Mayfield was class president for his freshman, sophomore, and junior years at Health Careers.
“He has had his eye on the prize from day one,” Burk said. “He has looked at the qualifications [to enroll in the academy] and has shaped his life toward that end. He is truly an incredible leader. He is going to be an amazing officer.”
Piloting runs in the family. An aunt, Martha Goppert, was an aviation pioneer, the only female pilot in the Flying Circus Airshow on the East Coast. Her story is featured in the “Women and Flight” exhibit at the Smithsonian’s National Air and Space Museum. A great uncle, Charles “Tex” Goppert, was a Navy fighter pilot and a lead pilot in the Flying Circus.
Two family tragedies inspired Mayfield to serve. As a little boy, he watched Alzheimer’s erode his grandmother’s cognitive abilities. He fed her dinner and helped care for her but wanted to do more. Soon, an interest in medicine sparked.

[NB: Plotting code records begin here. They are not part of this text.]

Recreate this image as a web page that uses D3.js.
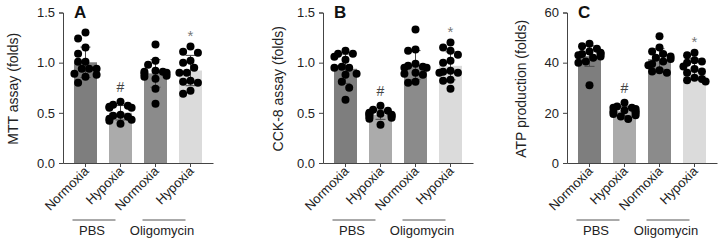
<!DOCTYPE html>
<html>
<head>
<meta charset="utf-8">
<script src="https://cdn.jsdelivr.net/npm/d3@7"></script>
<style>
  body { margin: 0; background: #fff; }
  svg { display: block; font-family: "Liberation Sans", Arial, sans-serif; }
  .axis path, .axis line { stroke: #444; }
  .axis text { fill: #222; font-size: 13px; }
</style>
</head>
<body>
<div id="chart"></div>
<script>
// categories and group labels
var conditions = ["Normoxia", "Hypoxia", "Normoxia", "Hypoxia"];
var groups = ["PBS", "Oligomycin"];
var barColors = ["#7e7e7e", "#ababab", "#8b8b8b", "#dbdbdb"];

// panel A: MTT assay (folds), one array per bar
var mttPbsNorm = [1.30, 1.24, 1.15, 1.09, 1.01, 1.01, 0.94, 0.94, 0.94, 0.89, 0.88, 0.86, 0.80];
var mttPbsHyp = [0.61, 0.58, 0.57, 0.56, 0.55, 0.55, 0.48, 0.47, 0.46, 0.44, 0.43, 0.42, 0.39];
var mttOliNorm = [1.18, 1.02, 0.98, 0.92, 0.91, 0.91, 0.90, 0.89, 0.87, 0.86, 0.84, 0.74, 0.59];
var mttOliHyp = [1.16, 1.11, 1.10, 1.02, 1.00, 0.95, 0.90, 0.90, 0.82, 0.81, 0.80, 0.72, 0.69];

// panel B: CCK-8 assay (folds)
var cckPbsNorm = [1.12, 1.09, 1.09, 1.06, 1.03, 0.96, 0.95, 0.95, 0.89, 0.88, 0.81, 0.75, 0.63];
var cckPbsHyp = [0.57, 0.53, 0.52, 0.50, 0.49, 0.49, 0.48, 0.48, 0.47, 0.46, 0.45, 0.44, 0.38];
var cckOliNorm = [1.33, 1.13, 1.12, 0.99, 0.97, 0.96, 0.95, 0.95, 0.90, 0.89, 0.88, 0.81, 0.80];
var cckOliHyp = [1.20, 1.15, 1.12, 1.08, 1.02, 1.00, 0.92, 0.91, 0.90, 0.90, 0.83, 0.82, 0.74];

// panel C: ATP production (folds)
var atpPbsNorm = [47.5, 46.5, 45.5, 44.5, 44, 43.5, 43.5, 43, 42.5, 42, 40.5, 40, 31];
var atpPbsHyp = [24, 22.5, 22, 22, 21.5, 21, 20.5, 20.5, 20, 19.5, 19, 18.5, 17.5];
var atpOliNorm = [50.5, 46, 44.5, 43.5, 42.5, 42, 41.5, 40.5, 39.5, 39, 37, 36.5, 36];
var atpOliHyp = [44, 43, 41, 40.5, 40, 38.5, 37.5, 36.5, 36, 34, 33.5, 33, 32.5];

// y ticks
var foldTicks = [0, 0.5, 1.0, 1.5];
var atpTicks = [0, 20, 40, 60];

// significance marks per bar ("" = none)
var marks = ["", "#", "", "*"];

var panels = [
    {letter: "A", title: "MTT assay (folds)", series: [mttPbsNorm, mttPbsHyp, mttOliNorm, mttOliHyp],
     ticks: foldTicks, fmt: d3.format(".1f"), axisX: 63, titleOff: 45},
    {letter: "B", title: "CCK-8 assay (folds)", series: [cckPbsNorm, cckPbsHyp, cckOliNorm, cckOliHyp],
     ticks: foldTicks, fmt: d3.format(".1f"), axisX: 323, titleOff: 40},
    {letter: "C", title: "ATP production (folds)", series: [atpPbsNorm, atpPbsHyp, atpOliNorm, atpOliHyp],
     ticks: atpTicks, fmt: d3.format("d"), axisX: 567, titleOff: 41}
];

var width = 722, height = 245;
var plotTop = 12.5, plotBottom = 163, plotWidth = 150;
var dotR = 4;

var svg = d3.select("#chart").append("svg")
    .attr("width", width)
    .attr("height", height);

svg.append("rect").attr("width", width).attr("height", height).attr("fill", "#fff");

// spread dots sideways so they don't overlap (rough beeswarm)
function swarm(values, y, maxOff) {
    var placed = [];
    var offs = [0];
    for (var k = 1; k <= 6; k++) { offs.push(-k * 3.7, k * 3.7); }
    return values.map(function (v, i) {
        var cy = y(v);
        var best = null;
        for (var j = 0; j < offs.length; j++) {
            var ox = offs[j];
            if (Math.abs(ox) > maxOff) continue;
            var ok = placed.every(function (p) {
                var dx = p.x - ox, dy = p.y - cy;
                return dx * dx + dy * dy >= Math.pow(dotR * 2 * 0.9, 2);
            });
            if (ok) { best = ox; break; }
        }
        if (best === null) best = (placed.length % 2 ? -1 : 1) * maxOff;
        placed.push({x: best, y: cy});
        return {x: best, y: cy};
    });
}

panels.forEach(function (p) {
    var g = svg.append("g").attr("class", "panel");
    var x0 = p.axisX;
    var keys = d3.range(conditions.length);

    var x = d3.scaleBand()
        .domain(keys)
        .range([x0, x0 + plotWidth])
        .paddingInner(12 / 35)
        .paddingOuter(0.314);

    var y = d3.scaleLinear()
        .domain([p.ticks[0], p.ticks[p.ticks.length - 1]])
        .range([plotBottom, plotTop]);

    var stats = p.series.map(function (vals) {
        return {mean: d3.mean(vals), sd: d3.deviation(vals), max: d3.max(vals)};
    });

    // bars
    g.selectAll(".bar").data(stats).enter().append("rect")
        .attr("class", "bar")
        .attr("x", function (d, i) { return x(i); })
        .attr("width", x.bandwidth())
        .attr("y", function (d) { return y(d.mean); })
        .attr("height", function (d) { return plotBottom - y(d.mean); })
        .attr("fill", function (d, i) { return barColors[i]; });

    // error bars (mean +/- SD)
    var cap = 5;
    var eb = g.selectAll(".err").data(stats).enter().append("g")
        .attr("class", "err")
        .attr("stroke", "#4a4a4a")
        .attr("stroke-width", 1);
    eb.append("line")
        .attr("x1", function (d, i) { return x(i) + x.bandwidth() / 2; })
        .attr("x2", function (d, i) { return x(i) + x.bandwidth() / 2; })
        .attr("y1", function (d) { return y(d.mean + d.sd); })
        .attr("y2", function (d) { return y(d.mean - d.sd); });
    eb.append("line")
        .attr("x1", function (d, i) { return x(i) + x.bandwidth() / 2 - cap; })
        .attr("x2", function (d, i) { return x(i) + x.bandwidth() / 2 + cap; })
        .attr("y1", function (d) { return y(d.mean + d.sd); })
        .attr("y2", function (d) { return y(d.mean + d.sd); });
    eb.append("line")
        .attr("x1", function (d, i) { return x(i) + x.bandwidth() / 2 - cap; })
        .attr("x2", function (d, i) { return x(i) + x.bandwidth() / 2 + cap; })
        .attr("y1", function (d) { return y(d.mean - d.sd); })
        .attr("y2", function (d) { return y(d.mean - d.sd); });

    // dots
    p.series.forEach(function (vals, i) {
        var cx = x(i) + x.bandwidth() / 2;
        var pos = swarm(vals, y, 11.1);
        g.selectAll(".dot-" + i).data(pos).enter().append("circle")
            .attr("class", "dot-" + i)
            .attr("cx", function (d) { return cx + d.x; })
            .attr("cy", function (d) { return d.y; })
            .attr("r", dotR)
            .attr("fill", "#000");
    });

    // significance marks
    g.selectAll(".mark").data(stats).enter().append("text")
        .attr("class", "mark")
        .attr("x", function (d, i) { return x(i) + x.bandwidth() / 2; })
        .attr("y", function (d, i) { return y(d.max) - 15 + (marks[i] === "*" ? 9 : 5); })
        .attr("text-anchor", "middle")
        .attr("font-size", function (d, i) { return marks[i] === "*" ? 15 : 14; })
        .attr("fill", function (d, i) { return marks[i] === "*" ? "#777" : "#444"; })
        .text(function (d, i) { return marks[i]; });

    // y axis
    g.append("g")
        .attr("class", "axis y-axis")
        .attr("transform", "translate(" + x0 + ",0)")
        .call(d3.axisLeft(y).tickValues(p.ticks).tickFormat(p.fmt).tickSize(4).tickPadding(4));

    // x axis
    var xAxis = g.append("g")
        .attr("class", "axis x-axis")
        .attr("transform", "translate(0," + plotBottom + ")")
        .call(d3.axisBottom(x).tickSize(4).tickSizeOuter(0).tickFormat(function (d) { return conditions[d]; }));
    xAxis.selectAll("text")
        .attr("text-anchor", "end")
        .attr("dy", null)
        .attr("transform", "translate(4,9) rotate(-45)")
        .attr("y", 0)
        .attr("x", 0);

    // group labels under the conditions
    [[0, 1], [2, 3]].forEach(function (pair, gi) {
        var c1 = x(pair[0]) + x.bandwidth() / 2, c2 = x(pair[1]) + x.bandwidth() / 2;
        var lx1 = c1 - 13, lx2 = c2 - 5;
        g.append("line")
            .attr("x1", lx1).attr("x2", lx2)
            .attr("y1", 220).attr("y2", 220)
            .attr("stroke", "#555").attr("stroke-width", 1);
        g.append("text")
            .attr("x", (lx1 + lx2) / 2 - 2)
            .attr("y", 235)
            .attr("text-anchor", "middle")
            .attr("font-size", 13)
            .attr("fill", "#222")
            .text(groups[gi]);
    });

    // y title
    g.append("text")
        .attr("transform", "translate(" + (x0 - p.titleOff) + "," + ((plotTop + plotBottom) / 2 + 1) + ") rotate(-90)")
        .attr("text-anchor", "middle")
        .attr("font-size", 14)
        .attr("fill", "#222")
        .text(p.title);

    // panel letter
    g.append("text")
        .attr("x", x(0))
        .attr("y", 18)
        .attr("font-size", 17)
        .attr("font-weight", "bold")
        .attr("fill", "#111")
        .text(p.letter);
});
</script>
</body>
</html>
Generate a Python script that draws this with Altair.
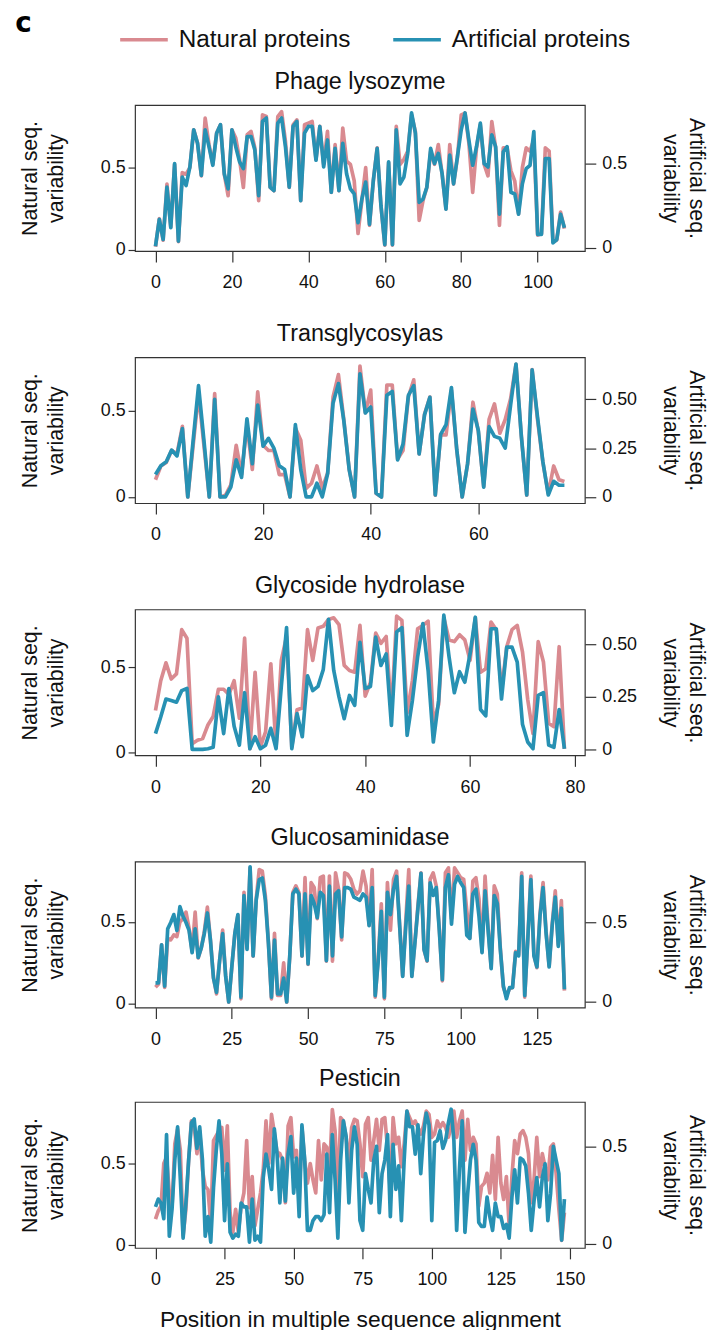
import altair as alt
import pandas as pd

FONT = "Liberation Sans"
PINK = "#D98A90"
BLUE = "#2791B3"
SERIES = ["Natural proteins", "Artificial proteins"]

titles = ["Phage lysozyme", "Transglycosylas", "Glycoside hydrolase",
          "Glucosaminidase", "Pesticin"]

nat1 = [0.02,0.19,0.06,0.40,0.14,0.52,0.05,0.47,0.46,0.50,
        0.73,0.65,0.45,0.80,0.64,0.52,0.71,0.76,0.46,0.33,
        0.73,0.68,0.55,0.38,0.70,0.72,0.62,0.30,0.82,0.81,
        0.38,0.36,0.81,0.84,0.66,0.38,0.76,0.79,0.30,0.76,
        0.77,0.78,0.55,0.75,0.52,0.72,0.35,0.64,0.36,0.74,
        0.54,0.52,0.42,0.10,0.30,0.50,0.15,0.42,0.62,0.27,
        0.03,0.53,0.03,0.75,0.52,0.55,0.60,0.82,0.72,0.18,
        0.30,0.38,0.60,0.52,0.64,0.46,0.25,0.64,0.40,0.56,
        0.82,0.83,0.65,0.35,0.62,0.76,0.52,0.45,0.78,0.62,
        0.15,0.62,0.62,0.48,0.42,0.22,0.50,0.62,0.60,0.67,
        0.09,0.10,0.62,0.60,0.05,0.06,0.23,0.13]
art1 = [0.01,0.17,0.05,0.36,0.12,0.50,0.04,0.42,0.37,0.48,
        0.70,0.62,0.43,0.70,0.60,0.49,0.68,0.73,0.44,0.35,
        0.70,0.60,0.51,0.47,0.66,0.66,0.58,0.31,0.75,0.77,
        0.36,0.34,0.74,0.77,0.60,0.36,0.72,0.75,0.28,0.68,
        0.72,0.72,0.52,0.72,0.48,0.64,0.33,0.59,0.34,0.62,
        0.44,0.35,0.32,0.15,0.29,0.39,0.14,0.40,0.59,0.25,
        0.02,0.51,0.02,0.70,0.38,0.42,0.56,0.80,0.68,0.27,
        0.29,0.36,0.59,0.50,0.56,0.44,0.23,0.55,0.38,0.54,
        0.70,0.80,0.64,0.49,0.60,0.74,0.50,0.48,0.67,0.60,
        0.20,0.57,0.60,0.33,0.32,0.20,0.38,0.47,0.49,0.69,
        0.08,0.08,0.53,0.53,0.03,0.05,0.20,0.12]

nat2 = [0.10,0.18,0.20,0.27,0.25,0.41,0.00,0.30,0.60,0.30,
        0.00,0.60,0.00,0.01,0.07,0.30,0.13,0.42,0.16,0.61,
        0.30,0.27,0.27,0.13,0.13,0.00,0.40,0.33,0.05,0.08,
        0.18,0.05,0.14,0.58,0.71,0.45,0.16,0.00,0.76,0.49,
        0.62,0.02,0.00,0.65,0.65,0.22,0.27,0.58,0.68,0.25,
        0.48,0.58,0.01,0.36,0.36,0.62,0.27,0.00,0.19,0.55,
        0.38,0.06,0.45,0.54,0.37,0.45,0.57,0.77,0.35,0.01,
        0.74,0.45,0.20,0.02,0.18,0.10,0.09]
art2 = [0.115,0.16,0.18,0.24,0.21,0.35,0.00,0.29,0.57,0.29,
        0.00,0.50,0.00,0.00,0.05,0.19,0.10,0.40,0.17,0.47,
        0.26,0.30,0.25,0.16,0.14,0.00,0.37,0.14,0.00,0.00,
        0.07,0.00,0.12,0.48,0.58,0.39,0.14,0.00,0.63,0.43,
        0.46,0.02,0.00,0.52,0.54,0.19,0.27,0.52,0.57,0.22,
        0.42,0.51,0.01,0.32,0.37,0.56,0.24,0.00,0.17,0.45,
        0.34,0.05,0.36,0.31,0.30,0.25,0.47,0.68,0.31,0.01,
        0.65,0.41,0.18,0.01,0.08,0.06,0.06]

nat3 = [0.245,0.42,0.525,0.43,0.46,0.72,0.67,0.05,0.07,0.08,
        0.16,0.21,0.37,0.37,0.34,0.42,0.20,0.67,0.02,0.47,
        0.03,0.12,0.52,0.03,0.54,0.68,0.03,0.25,0.26,0.72,
        0.54,0.73,0.74,0.78,0.79,0.75,0.51,0.48,0.47,0.745,
        0.33,0.41,0.70,0.64,0.68,0.23,0.80,0.775,0.23,0.42,
        0.725,0.745,0.77,0.17,0.28,0.79,0.66,0.65,0.69,0.66,
        0.54,0.79,0.47,0.49,0.765,0.72,0.36,0.62,0.72,0.745,
        0.59,0.31,0.11,0.65,0.53,0.17,0.15,0.62,0.02]
art3 = [0.075,0.154,0.24,0.233,0.225,0.28,0.29,0.00,0.00,0.00,
        0.003,0.01,0.25,0.075,0.29,0.11,0.02,0.27,0.003,0.06,
        0.003,0.02,0.10,0.003,0.30,0.58,0.003,0.17,0.06,0.35,
        0.28,0.30,0.38,0.62,0.376,0.25,0.146,0.257,0.21,0.51,
        0.29,0.30,0.535,0.40,0.455,0.114,0.56,0.58,0.067,0.233,
        0.44,0.60,0.376,0.035,0.233,0.64,0.44,0.27,0.37,0.32,
        0.455,0.63,0.19,0.16,0.575,0.575,0.24,0.487,0.487,0.416,
        0.12,0.035,0.003,0.257,0.27,0.02,0.01,0.19,0.003]

nat4 = [0.10,0.12,0.36,0.10,0.40,0.39,0.42,0.41,0.50,0.52,
        0.56,0.46,0.32,0.56,0.28,0.34,0.44,0.59,0.39,0.16,
        0.06,0.26,0.45,0.17,0.01,0.22,0.43,0.54,0.03,0.68,
        0.34,0.83,0.29,0.64,0.82,0.81,0.66,0.38,0.03,0.43,
        0.05,0.05,0.25,0.01,0.29,0.68,0.72,0.68,0.29,0.77,
        0.24,0.74,0.71,0.52,0.77,0.78,0.26,0.78,0.26,0.80,
        0.70,0.39,0.80,0.79,0.76,0.70,0.67,0.69,0.81,0.72,
        0.48,0.82,0.04,0.28,0.61,0.03,0.74,0.45,0.76,0.81,
        0.48,0.17,0.50,0.82,0.17,0.37,0.60,0.80,0.33,0.26,
        0.76,0.80,0.72,0.46,0.14,0.80,0.83,0.52,0.83,0.80,
        0.77,0.76,0.57,0.40,0.75,0.77,0.64,0.32,0.78,0.46,
        0.22,0.72,0.67,0.34,0.10,0.05,0.09,0.10,0.32,0.30,
        0.80,0.04,0.40,0.78,0.30,0.22,0.55,0.74,0.44,0.23,
        0.49,0.69,0.36,0.63,0.08]
art4 = [0.12,0.12,0.36,0.10,0.46,0.50,0.55,0.45,0.60,0.54,
        0.50,0.45,0.31,0.46,0.28,0.34,0.43,0.56,0.39,0.15,
        0.06,0.26,0.43,0.16,0.00,0.22,0.43,0.55,0.03,0.67,
        0.33,0.85,0.29,0.64,0.77,0.78,0.64,0.37,0.03,0.39,
        0.05,0.05,0.15,0.00,0.29,0.68,0.71,0.68,0.29,0.68,
        0.24,0.67,0.62,0.53,0.69,0.67,0.26,0.73,0.29,0.68,
        0.70,0.41,0.72,0.72,0.71,0.66,0.65,0.64,0.68,0.66,
        0.48,0.72,0.04,0.26,0.57,0.03,0.69,0.55,0.71,0.79,
        0.48,0.16,0.47,0.73,0.16,0.37,0.59,0.81,0.33,0.26,
        0.75,0.67,0.72,0.45,0.14,0.72,0.80,0.49,0.74,0.79,
        0.75,0.72,0.42,0.40,0.68,0.71,0.54,0.31,0.70,0.45,
        0.21,0.67,0.62,0.33,0.10,0.02,0.09,0.09,0.31,0.29,
        0.79,0.04,0.39,0.77,0.29,0.22,0.54,0.72,0.43,0.22,
        0.48,0.66,0.35,0.59,0.08]

nat5 = [0.16,0.21,0.24,0.50,0.54,0.32,0.24,0.62,0.71,0.58,
        0.06,0.22,0.52,0.76,0.73,0.56,0.70,0.46,0.36,0.34,
        0.13,0.64,0.67,0.70,0.72,0.46,0.73,0.20,0.08,0.22,
        0.08,0.24,0.32,0.64,0.23,0.42,0.12,0.22,0.32,0.46,
        0.76,0.50,0.80,0.69,0.57,0.56,0.52,0.26,0.73,0.78,
        0.54,0.58,0.28,0.72,0.52,0.38,0.50,0.40,0.32,0.64,
        0.40,0.62,0.60,0.46,0.83,0.70,0.30,0.78,0.76,0.66,
        0.50,0.72,0.77,0.76,0.62,0.42,0.74,0.78,0.52,0.64,
        0.77,0.58,0.77,0.78,0.59,0.32,0.78,0.62,0.66,0.48,
        0.62,0.82,0.78,0.74,0.76,0.72,0.68,0.73,0.82,0.80,
        0.66,0.68,0.76,0.72,0.75,0.72,0.66,0.72,0.82,0.66,
        0.76,0.82,0.52,0.77,0.58,0.66,0.62,0.24,0.36,0.38,
        0.44,0.32,0.55,0.28,0.66,0.38,0.28,0.42,0.12,0.42,
        0.64,0.56,0.68,0.70,0.66,0.56,0.26,0.40,0.66,0.42,
        0.56,0.48,0.40,0.60,0.62,0.44,0.22,0.03,0.20]
art5 = [0.19,0.23,0.21,0.13,0.56,0.04,0.18,0.43,0.60,0.33,
        0.03,0.21,0.43,0.62,0.64,0.49,0.60,0.43,0.04,0.14,
        0.01,0.29,0.48,0.63,0.46,0.12,0.41,0.06,0.03,0.05,
        0.04,0.21,0.19,0.19,0.01,0.23,0.02,0.04,0.01,0.34,
        0.46,0.38,0.28,0.59,0.46,0.21,0.44,0.22,0.46,0.55,
        0.26,0.44,0.14,0.61,0.43,0.07,0.07,0.12,0.14,0.14,
        0.12,0.15,0.46,0.16,0.56,0.33,0.03,0.43,0.63,0.55,
        0.21,0.48,0.60,0.51,0.12,0.07,0.36,0.28,0.21,0.43,
        0.50,0.16,0.36,0.43,0.56,0.14,0.51,0.28,0.40,0.12,
        0.43,0.68,0.60,0.60,0.46,0.61,0.36,0.56,0.67,0.61,
        0.12,0.52,0.53,0.58,0.49,0.53,0.62,0.69,0.53,0.07,
        0.38,0.63,0.06,0.26,0.43,0.51,0.43,0.11,0.09,0.09,
        0.24,0.14,0.07,0.21,0.14,0.14,0.08,0.10,0.03,0.24,
        0.38,0.21,0.44,0.43,0.40,0.26,0.07,0.22,0.34,0.19,
        0.34,0.41,0.12,0.26,0.50,0.43,0.36,0.02,0.23]

natural = [nat1, nat2, nat3, nat4, nat5]
artificial = [art1, art2, art3, art4, art5]

x_ticks = [[0, 20, 40, 60, 80, 100], [0, 20, 40, 60], [0, 20, 40, 60, 80],
           [0, 25, 50, 75, 100, 125], [0, 25, 50, 75, 100, 125, 150]]
left_ticks = [0, 0.5]
right_ticks = [[0, 0.5], [0, 0.25, 0.5], [0, 0.25, 0.5], [0, 0.5], [0, 0.5]]
right_fmt = [".1f", ".2f", ".2f", ".1f", ".1f"]
right_tpad = [32, 22, 22, 32, 32]
left_dom = [[-0.006, 0.88], [-0.036, 0.811], [-0.019, 0.839], [-0.024, 0.868], [-0.016, 0.876]]
right_dom = [[-0.018, 0.847], [-0.032, 0.715], [-0.029, 0.667], [-0.036, 0.883], [-0.02, 0.727]]

W, H = 453, 147
color = alt.Color("series:N",
                  scale=alt.Scale(domain=SERIES, range=[PINK, BLUE]),
                  legend=alt.Legend(title=None, orient="none", direction="horizontal",
                                    legendX=-17, legendY=-92, symbolType="stroke",
                                    symbolSize=2300, symbolStrokeWidth=3.5,
                                    labelFontSize=24.5, labelFont=FONT, labelColor="#111",
                                    labelLimit=400, labelOffset=9, columnPadding=36))


def panel(k, last):
    n = len(natural[k])
    dn = pd.DataFrame({"pos": list(range(n)), "v": natural[k], "series": SERIES[0]})
    da = pd.DataFrame({"pos": list(range(n)), "v": artificial[k], "series": SERIES[1]})
    xaxis = alt.Axis(values=x_ticks[k], title=("Position in multiple sequence alignment" if last else None),
                     titleFontSize=23, titlePadding=20, tickSize=11, labelPadding=12)
    x = alt.X("pos:Q", scale=alt.Scale(domain=[-0.05 * (n - 1), 1.05 * (n - 1)], nice=False, zero=False),
              axis=xaxis)
    ln = alt.Chart(dn).mark_line(strokeWidth=3.7, strokeJoin="round").encode(
        x=x,
        y=alt.Y("v:Q", scale=alt.Scale(domain=left_dom[k], nice=False, zero=False),
                axis=alt.Axis(values=left_ticks, orient="left", title=["Natural seq.", "variability"],
                              tickSize=7, labelPadding=3, titlePadding=33,
                              labelExpr="datum.value == 0 ? '0' : format(datum.value, '.1f')")),
        color=color)
    la = alt.Chart(da).mark_line(strokeWidth=3.7, strokeJoin="round").encode(
        x=x,
        y=alt.Y("v:Q", scale=alt.Scale(domain=right_dom[k], nice=False, zero=False),
                axis=alt.Axis(values=right_ticks[k], orient="right", title=["Artificial seq.", "variability"],
                              tickSize=11, labelPadding=6, titlePadding=right_tpad[k],
                              labelExpr="datum.value == 0 ? '0' : format(datum.value, '%s')" % right_fmt[k])),
        color=color)
    return alt.layer(ln, la).resolve_scale(y="independent").properties(
        width=W, height=H,
        title=alt.TitleParams(titles[k], fontSize=23.5, fontWeight="normal", font=FONT,
                              color="#111", offset=12))


panels = [panel(k, k == 4) for k in range(5)]
upper = alt.vconcat(*panels[:4], spacing=28).resolve_scale(x="independent", y="independent")
chart = alt.vconcat(upper, panels[4], spacing=16).resolve_scale(
    x="independent", y="independent", color="shared"
).properties(
    title=alt.TitleParams("c", anchor="start", frame="bounds", fontSize=28, fontWeight=900,
                          font="DejaVu Sans", color="#000", offset=-24, dx=-4),
    padding={"left": 15, "top": 5, "right": 0, "bottom": 10},
    background="white",
).configure_view(stroke="#333", strokeWidth=1.2).configure_axis(
    labelFont=FONT, labelFontSize=18, labelColor="#111", titleFont=FONT, titleFontSize=21.5,
    titleFontWeight="normal", titleColor="#111", tickColor="#333", tickWidth=1.2,
    domain=False, grid=False, titleLineHeight=26,
)

chart.save("out.html", embed_options={"renderer": "svg", "actions": False})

On his 10th birthday, Mayfield learned that Uncle Tex had succumbed to cancer. He not only lost his role model and flight instructor, his uncle’s plane was sold. Initially, Mayfield thought he would not be able to fly. He soon discovered, though, that he could take flying lessons in Boerne. But he wondered: should he pursue aviation or medicine? In time, Mayfield learned he could do both.
His plan: earn a degree in biology, attend flight school, apply to medical school, and enter a pilot physician program. “That would allow me to be a pilot physician,” he said, “which serves as an active pilot and active-duty medical doctor at the same time. You could say I aspire to be a flight surgeon, who takes care of the pilot squadron.”
Mayfield, Blazicko, and Kiniry report for basic training on June 28. A grueling six weeks await in Colorado Springs, 6,035 feet above sea level. They will carry ambition and dreams into the academy and beyond, high into the sky, gleaming with possibility.